Freed by the sale of Sandro Tonali to Tottenham Hotspur in a deal worth up to £100m, Newcastle have turned that windfall straight back into the market. £43m has already gone on Hoffenheim winger Bazoumana Toure. Now, attention – and money – is being directed at Amsterdam.
Newcastle are closing in on Steur for a fee that could climb to around £23m. For a teenager with half a season of senior football behind him, that is a statement of intent as much as it is an investment.
Ajax only tied Steur down to a new contract last summer, a deal running until 2028. On paper, that should give the Dutch club control. In reality, it leaves them exposed. A long contract protects value, but it also invites exactly this kind of bid from a Premier League side armed with fresh cash and a clear plan.
Steur forced that situation with his football.

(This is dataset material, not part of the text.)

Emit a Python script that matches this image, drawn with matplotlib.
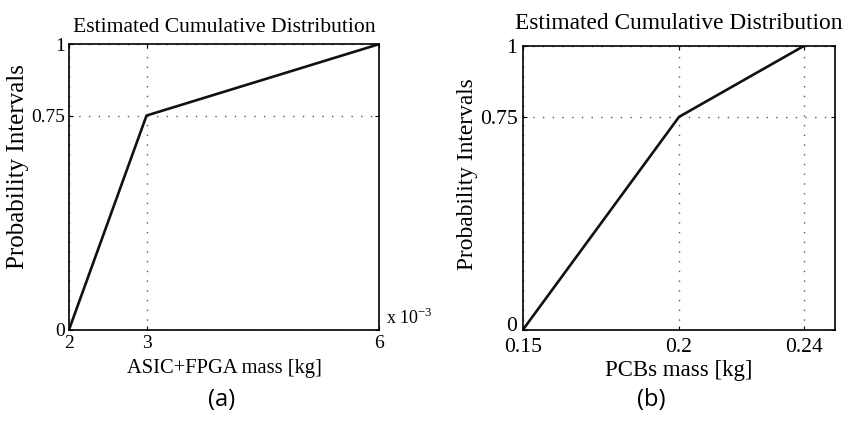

An academy graduate, he made his first-team debut in December and did not linger on the fringes for long. Within weeks he was starting in De Klassieker, the fiercest game in the Dutch calendar, and playing his part in Ajax’s win over Feyenoord. That is not a match in which coaches hide young players. It is where they test them.
Performance Metrics
The numbers explain why Newcastle have moved quickly.
According to Opta, among all midfielders who began the Eredivisie season aged 18 or younger, Steur ranked first for chances created (15), total carries (231) and duel success (56.8%). He was not just busy; he was effective.
He also finished second in that age group for passes (623), passing accuracy (89.7%), tackles (20), possession won (49) and total duels won (46). Those are the metrics of a teenager who wants the ball, keeps the ball and competes without it.
For Newcastle, this is the profile: a young midfielder comfortable dictating play, progressive in possession, and robust enough to survive the physical traffic of central areas. For Ajax, it is the familiar story of a homegrown prospect attracting Premier League money before he has even reached 20.
If the deal is completed at the expected figures, Steur will arrive on Tyneside as part of a broader recalibration of Eddie Howe’s squad – Tonali out, Toure in, and another highly rated technician ready to step into one of the most demanding leagues in the world.
The question now is not whether Steur has talent. The data and his rapid rise in Amsterdam have already answered that. The real intrigue lies in how quickly he can turn Eredivisie promise into Premier League influence.